Monday, September 15, 2014

Moments & miscellany #2

* Little C, the playgroup weakling, "if you make me do tummy time I will just lie here with my face in the rug and cry" has figured out that if I insist in putting her on her front she can escape by rolling onto her back. Go C! To be fair, she is also getting better about lifting her head up. But I am hoping she delays figuring out that enemy of sleep-loving parents everywhere- the back to front roll. 

* Speaking of my small funny one, we have exiled her to her own room at night. She is still waking about as frequently but I'm sleeping better in between. E was about the same age when we banished her for likewise being too noisy for me to cope with. I have learnt something though, as with E we went hardcore and took away the dummy, swaddle and bassinette all at once resulting in a few weeks of dreadful nights. C has never had a dummy and always slept in a Grobag at night. We moved her simply by wheeling the bassinette next door. To start with we left the travel bed crammed inside it but last night moved the travel bed into the cot.

* Lots of unfair comparisons going on (inside my head at least) between little C, who is a delight, and E who is a ... challenge. My super-stubborn, wilful, big-and-still-so-little four year old. She is learning to sound out words, she can go to a kindy disco, she can crack an egg by herself, but she is back to being patted to sleep at night. If C is sitting on someone's lap, she has to sit on someone's lap too (usually the same person who is holding C). Every little thing (putting shoes on, brushing teeth, using cutlery, getting dressed, picking up toys...) requires a negotiation.
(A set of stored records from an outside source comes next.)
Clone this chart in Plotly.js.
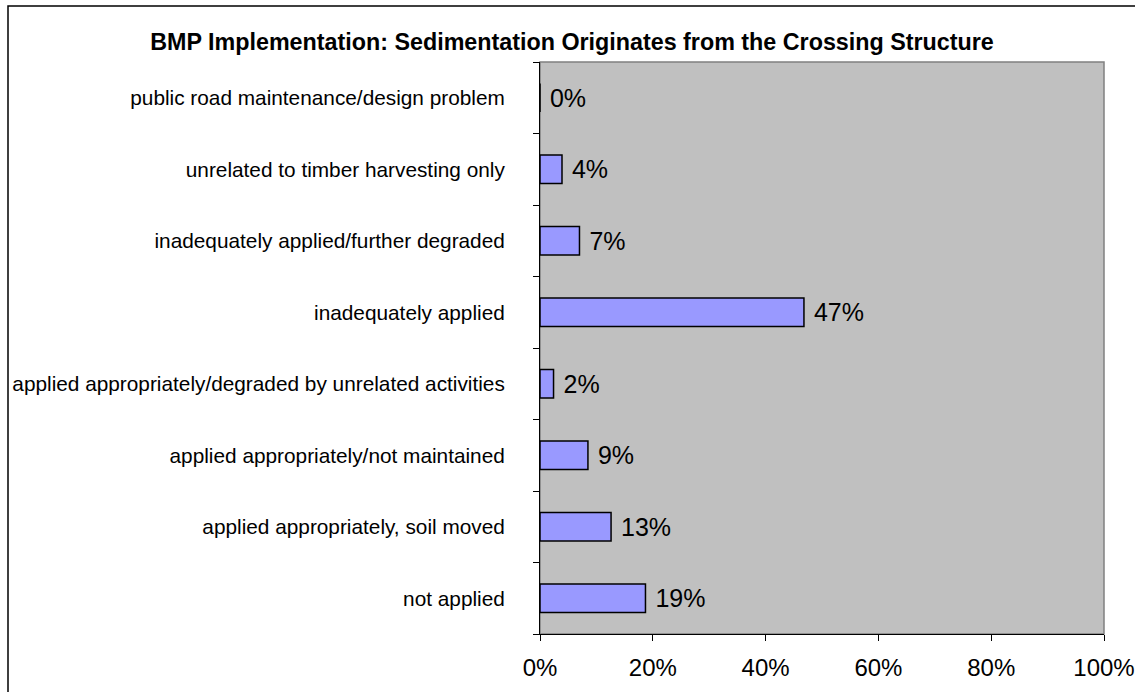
<!DOCTYPE html>
<html>
<head>
<meta charset="utf-8">
<script src="https://cdn.plot.ly/plotly-3.0.1.min.js"></script>
<style>
html,body{margin:0;padding:0;background:#fff;}
#chart{width:1135px;height:692px;}
</style>
</head>
<body>
<div id="chart"></div>
<script>
// Categories listed bottom to top
const categories = [
  "not applied",
  "applied appropriately, soil moved",
  "applied appropriately/not maintained",
  "applied appropriately/degraded by unrelated activities",
  "inadequately applied",
  "inadequately applied/further degraded",
  "unrelated to timber harvesting only",
  "public road maintenance/design problem"
];
const values = [18.7, 12.6, 8.5, 2.4, 46.8, 7.0, 3.9, 0];
const labels = ["19%", "13%", "9%", "2%", "47%", "7%", "4%", "0%"];
const xTickVals = [0, 20, 40, 60, 80, 100];
const xTickText = ["0%", "20%", "40%", "60%", "80%", "100%"];

const FONT = "Arial, 'Liberation Sans', sans-serif";

const trace = {
  type: "bar",
  orientation: "h",
  y: categories,
  x: values,
  text: labels.map(s => " " + s),
  textposition: "outside",
  textfont: {family: FONT, size: 25, color: "#000"},
  cliponaxis: false,
  marker: {color: "#9999FF", line: {color: "#000", width: 1.5}},
  hoverinfo: "none"
};

const layout = {
  width: 1135,
  height: 692,
  margin: {l: 540, r: 31, t: 62, b: 58},
  paper_bgcolor: "#fff",
  plot_bgcolor: "#C0C0C0",
  showlegend: false,
  bargap: 0.6,
  font: {family: FONT, color: "#000"},
  title: {
    text: "<b>BMP Implementation: Sedimentation Originates from the Crossing Structure</b>",
    font: {family: FONT, size: 23.3, color: "#000"},
    x: 572 / 1135, xref: "container", xanchor: "center",
    y: 1 - 42/692, yref: "container", yanchor: "middle"
  },
  xaxis: {
    range: [0, 100],
    tickvals: xTickVals,
    ticktext: xTickText,
    ticks: "outside",
    ticklen: 6,
    tickcolor: "#000",
    showgrid: false,
    zeroline: false,
    showline: true,
    linecolor: "#000",
    linewidth: 1,
    tickfont: {family: FONT, size: 24, color: "#000"},
    ticklabelstandoff: 6,
    fixedrange: true
  },
  yaxis: {
    type: "category",
    tickson: "boundaries",
    ticks: "outside",
    ticklen: 6,
    tickcolor: "#000",
    showgrid: false,
    zeroline: false,
    showline: true,
    linecolor: "#000",
    linewidth: 1,
    tickfont: {family: FONT, size: 20.8, color: "#000"},
    ticklabelstandoff: 30,
    fixedrange: true
  },
  shapes: [
    {type: "rect", xref: "paper", yref: "paper", x0: 0, x1: 1, y0: 0, y1: 1,
     line: {color: "#808080", width: 1.5}, fillcolor: "rgba(0,0,0,0)", layer: "below"},
    {type: "rect", xref: "paper", yref: "paper",
     x0: (8 - 540) / 564, x1: 1.2, y0: -0.2, y1: (634 - 6) / 572,
     line: {color: "#000", width: 1.5}, fillcolor: "rgba(0,0,0,0)", layer: "below"}
  ]
};

Plotly.newPlot("chart", [trace], layout, {displayModeBar: false, staticPlot: true});
</script>
</body>
</html>
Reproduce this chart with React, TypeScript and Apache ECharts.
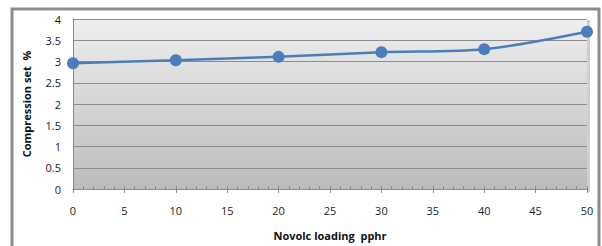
import React, { useEffect, useRef } from "react";
import * as echarts from "echarts";

const loading = [0, 10, 20, 30, 40, 50];
const compressionSet = [2.96, 3.03, 3.11, 3.22, 3.29, 3.7];
const xTitle = "Novolc loading  pphr";
const yTitle = "Compression set  %";

const GRID = { left: 73, top: 19, right: 15, bottom: 57 };

export default function App() {
  const ref = useRef<HTMLDivElement>(null);
  useEffect(() => {
    const chart = echarts.init(ref.current!, null, { renderer: "svg" });
    const font = "'Open Sans', 'Noto Sans', sans-serif";
    const plotRight = 602 - GRID.right;
    chart.setOption({
      animation: false,
      backgroundColor: "#ffffff",
      textStyle: { fontFamily: font },
      grid: {
        left: GRID.left,
        top: GRID.top,
        right: GRID.right,
        bottom: GRID.bottom,
        containLabel: false,
        outerBoundsMode: "none",
        show: true,
        borderWidth: 0,
        backgroundColor: new echarts.graphic.LinearGradient(0, 0, 0, 1, [
          { offset: 0, color: "#eeeeee" },
          { offset: 1, color: "#bcbcbc" },
        ]),
      },
      graphic: [
        {
          type: "rect",
          shape: { x: 12, y: 9, width: 587, height: 260 },
          style: { fill: "none", stroke: "#8c8c8c", lineWidth: 3 },
          silent: true,
        },
        {
          type: "line",
          shape: { x1: GRID.left, y1: GRID.top + 0.5, x2: plotRight, y2: GRID.top + 0.5 },
          style: { stroke: "#000000", lineWidth: 1 },
          silent: true,
        },
        {
          type: "rect",
          shape: { x: plotRight, y: GRID.top + 1, width: 3, height: 246 - GRID.bottom - GRID.top + 2 },
          style: { fill: "#cfcfcf" },
          silent: true,
        },
      ],
      xAxis: [
        {
          type: "value",
          min: 0,
          max: 50,
          interval: 5,
          name: xTitle,
          nameLocation: "middle",
          nameGap: 41,
          nameTextStyle: { fontWeight: "bold", fontSize: 11, color: "#111" },
          axisLine: { show: true, lineStyle: { color: "#8a8a8a", width: 1 } },
          axisTick: { show: true, inside: true, length: 3, lineStyle: { color: "#8a8a8a" } },
          minorTick: { show: true, splitNumber: 5, length: 3, lineStyle: { color: "#8a8a8a" } },
          axisLabel: { color: "#222", fontSize: 11, margin: 16 },
          splitLine: { show: false },
        },
        {
          type: "value",
          min: 0,
          max: 50,
          interval: 5,
          position: "bottom",
          axisLine: { show: false },
          axisTick: { show: true, inside: false, length: 4, lineStyle: { color: "#8a8a8a" } },
          axisLabel: { show: false },
          splitLine: { show: false },
        },
      ],
      yAxis: {
        type: "value",
        min: 0,
        max: 4,
        interval: 0.5,
        name: yTitle,
        nameLocation: "middle",
        nameGap: 41,
        nameTextStyle: { fontWeight: "bold", fontSize: 11, color: "#111" },
        axisLine: { show: true, lineStyle: { color: "#8a8a8a", width: 1 } },
        axisTick: { show: false },
        axisLabel: { color: "#222", fontSize: 11, margin: 12 },
        splitLine: { show: true, lineStyle: { color: "#8c8c8c", width: 1 } },
      },
      series: [
        {
          type: "line",
          data: loading.map((x, i) => [x, compressionSet[i]]),
          smooth: 0.3,
          symbol: "circle",
          symbolSize: 12,
          lineStyle: { color: "#4a7ebb", width: 2.5 },
          itemStyle: { color: "#4a7ebb" },
        },
      ],
    });
    return () => chart.dispose();
  }, []);
  return (
    <div
      ref={ref}
      style={{ position: "fixed", left: 0, top: 0, width: 602, height: 246 }}
    />
  );
}
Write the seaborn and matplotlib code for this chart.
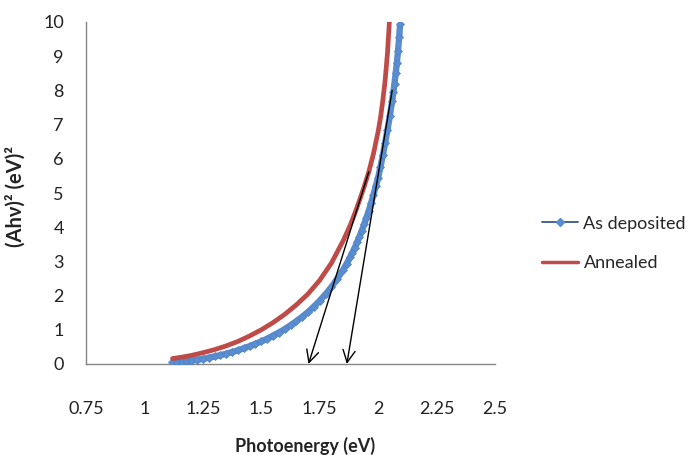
import matplotlib
matplotlib.use("Agg")
import matplotlib.pyplot as plt
import seaborn as sns
import pandas as pd
from matplotlib.lines import Line2D
from matplotlib.ticker import MultipleLocator

# ---- data ----
annealed_x = [1.12, 1.16, 1.20, 1.25, 1.30, 1.35, 1.40, 1.45, 1.50, 1.55, 1.60, 1.65,
              1.70, 1.75, 1.80, 1.85, 1.88, 1.90, 1.92, 1.94, 1.96, 1.98, 2.00, 2.01,
              2.02, 2.03, 2.04, 2.048]
annealed_y = [0.16, 0.20, 0.25, 0.33, 0.42, 0.53, 0.66, 0.82, 1.00, 1.21, 1.45, 1.73,
              2.05, 2.45, 2.95, 3.60, 4.05, 4.40, 4.78, 5.18, 5.62, 6.15, 6.80, 7.20,
              7.70, 8.30, 9.10, 10.0]

deposited_x = [1.12, 1.14, 1.16, 1.18, 1.20, 1.225, 1.25, 1.275, 1.30, 1.325, 1.35,
               1.375, 1.40, 1.425, 1.45, 1.475, 1.50, 1.525, 1.55, 1.575, 1.60, 1.625,
               1.65, 1.675, 1.70, 1.725, 1.75, 1.775, 1.80, 1.825, 1.85, 1.865, 1.88,
               1.89, 1.90, 1.91, 1.92, 1.93, 1.94, 1.95, 1.96, 1.97, 1.98, 1.99, 2.00,
               2.01, 2.02, 2.03, 2.04, 2.05, 2.06, 2.065, 2.07, 2.075, 2.08, 2.085,
               2.09, 2.094]
deposited_y = [0.05, 0.06, 0.07, 0.085, 0.10, 0.125, 0.15, 0.185, 0.22, 0.26, 0.30,
               0.35, 0.40, 0.46, 0.52, 0.59, 0.66, 0.74, 0.83, 0.92, 1.02, 1.13,
               1.25, 1.38, 1.52, 1.68, 1.85, 2.04, 2.25, 2.49, 2.75, 2.93, 3.12,
               3.26, 3.40, 3.56, 3.72, 3.90, 4.08, 4.28, 4.48, 4.71, 4.95, 5.20, 5.45,
               5.77, 6.10, 6.47, 6.85, 7.25, 7.70, 7.95, 8.20, 8.50, 8.80, 9.15,
               9.55, 9.95]

# tangent arrows (tail -> head)
arrow_tails = [(1.96, 5.62), (2.06, 8.0)]
arrow_heads = [(1.702, 0.0), (1.866, 0.0)]

x_ticks = [0.75, 1.0, 1.25, 1.5, 1.75, 2.0, 2.25, 2.5]
x_tick_labels = ["0.75", "1", "1.25", "1.5", "1.75", "2", "2.25", "2.5"]
y_ticks = list(range(0, 11))

series_names = ["As deposited", "Annealed"]

# ---- styling ----
sns.set_style("white")
plt.rcParams["font.family"] = ["Lato", "DejaVu Sans"]

RED = "#BE4B48"
BLUE_BAND = "#5A8ED0"
BLUE_LINE = "#2A4A7A"
GRAY = "#868686"
TXT = "#222222"

fig = plt.figure(figsize=(6.89, 4.55), dpi=100)
ax = fig.add_axes([86 / 689, 1 - 364 / 455, 409 / 689, 342 / 455])

df_a = pd.DataFrame({"x": annealed_x, "y": annealed_y})
df_d = pd.DataFrame({"x": deposited_x, "y": deposited_y})

# As deposited: thin series line, covered by a dense band of light-blue diamonds
sns.lineplot(data=df_d, x="x", y="y", ax=ax, color=BLUE_LINE, lw=0.9,
             estimator=None, sort=False, zorder=2)
sns.lineplot(data=df_d, x="x", y="y", ax=ax, color=BLUE_BAND, lw=4.6,
             estimator=None, sort=False, solid_capstyle="butt", zorder=3)
sns.lineplot(data=df_d, x="x", y="y", ax=ax, color=BLUE_BAND, lw=0,
             marker="D", markersize=4.2, markerfacecolor=BLUE_BAND,
             markeredgecolor="#5283C4", markeredgewidth=0.5,
             estimator=None, sort=False, zorder=4)
# Annealed
sns.lineplot(data=df_a, x="x", y="y", ax=ax, color=RED, lw=3.4,
             estimator=None, sort=False, zorder=5)

for tail, head in zip(arrow_tails, arrow_heads):
    ax.annotate("", xy=head, xytext=tail,
                arrowprops=dict(arrowstyle="->", color="black", lw=1.0,
                                mutation_scale=22, shrinkA=0, shrinkB=0),
                zorder=6)

ax.set_xlim(0.75, 2.5)
ax.set_ylim(0, 10)
ax.set_xticks(x_ticks)
ax.set_xticklabels(x_tick_labels)
ax.set_yticks(y_ticks)
ax.xaxis.set_minor_locator(MultipleLocator(0.05))

for s in ["top", "right"]:
    ax.spines[s].set_visible(False)
for s in ["left", "bottom"]:
    ax.spines[s].set_color(GRAY)
    ax.spines[s].set_linewidth(1.0)

ax.tick_params(axis="x", which="major", direction="out", length=7, width=1,
               color=GRAY, labelsize=13, pad=20, labelcolor=TXT)
ax.tick_params(axis="x", which="minor", direction="inout", length=6, width=1,
               color=GRAY)
ax.tick_params(axis="y", which="major", direction="out", length=6, width=1,
               color=GRAY, labelsize=13, pad=10, labelcolor=TXT)

ax.set_xlabel("Photoenergy (eV)", fontsize=13, fontweight="bold", color=TXT)
ax.set_ylabel("(Ahν)² (eV)²", fontsize=14.5, fontweight="bold", color=TXT)
ax.xaxis.set_label_coords(0.535, -0.212)
ax.yaxis.set_label_coords(-0.148, 0.49)

handles = [
    Line2D([], [], color=BLUE_LINE, lw=1.2, marker="D", markersize=4,
           markerfacecolor=BLUE_BAND, markeredgecolor=BLUE_BAND),
    Line2D([], [], color=RED, lw=2.5),
]
fig.legend(handles, series_names, loc="center left",
           bbox_to_anchor=(0.763, 0.465), frameon=False, fontsize=13,
           handlelength=2.0, handletextpad=0.3, labelspacing=1.3,
           borderpad=0.4)

fig.savefig("out.png", dpi=100, facecolor="white")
Simple raised voices don't work. Slowly I am finding better ways to manage our daily interactions - like for meal times we included her in the drafting of a list of family rules - but it's an ongoing process.

* D's Dad had surgery on the weekend to remove a benign but very large pancreatic cyst. He is still in hospital for another three or four nights but came through the surgery well and is recovering. I read last week (a fictional but I suspect gruesomely accurate) account of the removal of a breast tumour without anaesthetic in the early 1800s. So grateful for modern medicine and clean hospitals and dedicated doctors.